March 2026
Testing Lectr’s Recommendations
One of the questions I had before shipping Lectr’s recommendation feature was simple: does it actually work? Does your reading history change what gets recommended to you, or is it doing something more cosmetic?
I’m a solo developer. I don’t have a research team, a controlled study, or a statistically clean methodology. What I do have is one real library — my own, 521 books — and the time to run some tests. So I ran them.
Here’s the short version of what I found.
The Profile Steers Genre
When recommendations run without any reading history, the results lean toward literary fiction — the kind of thing a general reader might enjoy. When the full reading profile is used, the results shift into psychology, philosophy, and self-help. That’s closer to what my library actually contains. The two conditions share almost no books in common.
The Privacy Layer Holds
Lectr doesn’t send your tags and notes to a server. It maps them to an anonymised vocabulary on-device first, and only that anonymised version leaves your phone. I measured how much that anonymisation degraded the recommendations. The answer: not much, and with some prompt engineering the gap closed almost completely.
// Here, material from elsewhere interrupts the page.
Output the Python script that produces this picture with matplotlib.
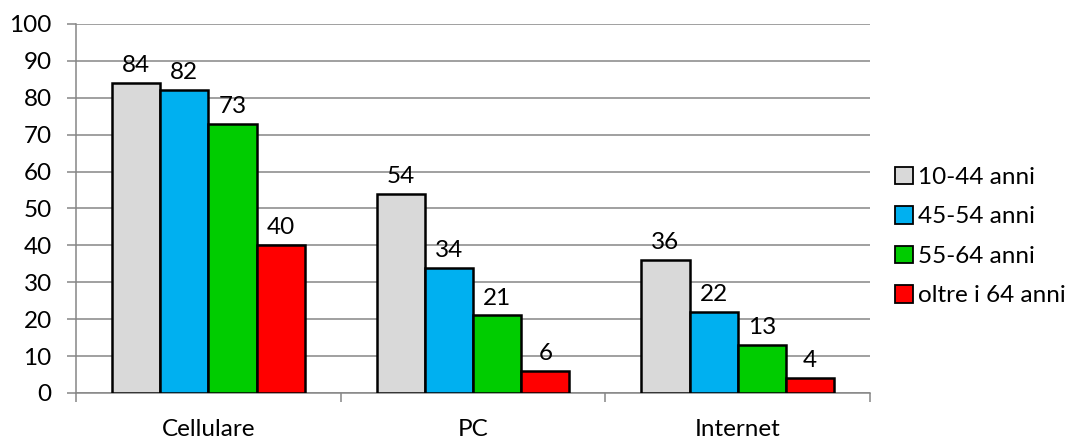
import numpy as np
import matplotlib
matplotlib.use("Agg")
import matplotlib.pyplot as plt
from matplotlib.patches import Patch

categories = ["Cellulare", "PC", "Internet"]
series_names = ["10-44 anni", "45-54 anni", "55-64 anni", "oltre i 64 anni"]
v_10_44 = [84, 54, 36]
v_45_54 = [82, 34, 22]
v_55_64 = [73, 21, 13]
v_oltre_64 = [40, 6, 4]
colors = ["#D9D9D9", "#00B0F0", "#00CC00", "#FF0000"]

plt.rcParams['font.family'] = ['Lato', 'DejaVu Sans']
FS = 17.5
GRID = "#868686"

fig = plt.figure(figsize=(10.69, 4.45), dpi=100)
ax = fig.add_axes([0.0711, 0.1169, 0.7428, 0.8292])

values = [v_10_44, v_45_54, v_55_64, v_oltre_64]
x = np.arange(len(categories))
w = 0.182
for i, (vals, c) in enumerate(zip(values, colors)):
    pos = x + (i - 1.5) * w
    bars = ax.bar(pos, vals, width=w, color=c, edgecolor="black", linewidth=1.8, zorder=3)
    for b, v in zip(bars, vals):
        ax.annotate(str(v), (b.get_x() + b.get_width() / 2, v), xytext=(0, 5),
                    textcoords="offset points", ha="center", va="bottom", fontsize=FS)

ax.set_xlim(-0.5, 2.5)
ax.set_ylim(0, 100)
ax.set_yticks(range(0, 101, 10))
ax.yaxis.grid(True, color=GRID, linewidth=1.1, zorder=0)
ax.set_axisbelow(True)

# category names centred, tick marks on the group boundaries
ax.set_xticks(x)
ax.set_xticklabels(categories, fontsize=FS)
ax.tick_params(axis="x", length=0, pad=19)
ax.set_xticks([-0.5, 0.5, 1.5, 2.5], minor=True)
ax.tick_params(axis="x", which="minor", length=6.5, color=GRID, width=1.1)
ax.tick_params(axis="y", length=6.5, color=GRID, width=1.1, labelsize=FS, pad=11)

for s in ["top", "right"]:
    ax.spines[s].set_visible(False)
for s in ["left", "bottom"]:
    ax.spines[s].set_color(GRID)
    ax.spines[s].set_linewidth(1.1)

handles = [Patch(facecolor=c, edgecolor="black", linewidth=1.3) for c in colors]
fig.legend(handles, series_names, loc="center left", bbox_to_anchor=(0.837, 0.4685),
           frameon=False, fontsize=FS, handlelength=0.74, handleheight=0.74,
           handletextpad=0.2, labelspacing=0.75, borderaxespad=0, borderpad=0)

fig.savefig("out.png", dpi=100)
Richer Signals Hit a Ceiling Quickly
This surprised me. I tested a stripped-down profile — just your top five most-engaged tags — against the full profile. For steering the genre of recommendations, they performed equally well. The full profile does seem to influence which specific books get picked within a genre, and it produces more personalised explanation text. But it doesn’t move the needle on the broad category of what gets recommended.
I Got the Initial Interpretation Wrong
My first read of the data was that the profile wasn’t working. It took an external review to catch what I’d missed: I hadn’t computed a baseline for what “no difference” actually looked like. Once I did, the picture changed completely. The profile was working; I just hadn’t measured correctly.
What I Can’t Tell You
These results come from one reader, one model, and one domain. I haven’t tested whether they generalise to other readers, especially readers whose tastes already match what the model would recommend by default. And I haven’t done blinded human evaluation of whether the recommendations feel more tailored — only whether the numbers suggest they are.
I also don’t collect any analytics or telemetry from the app. There’s no dashboard showing me how many people tap the recommendation button or whether they save what’s suggested.
The Real Test
The only way to know whether Lectr’s recommendations are useful is to hear from people using them. If you’ve tried the feature, any feedback is the most useful signal I have. There’s no form or in-app survey. Just email.
The experiments gave me reasonable confidence that the profile improves what gets recommended.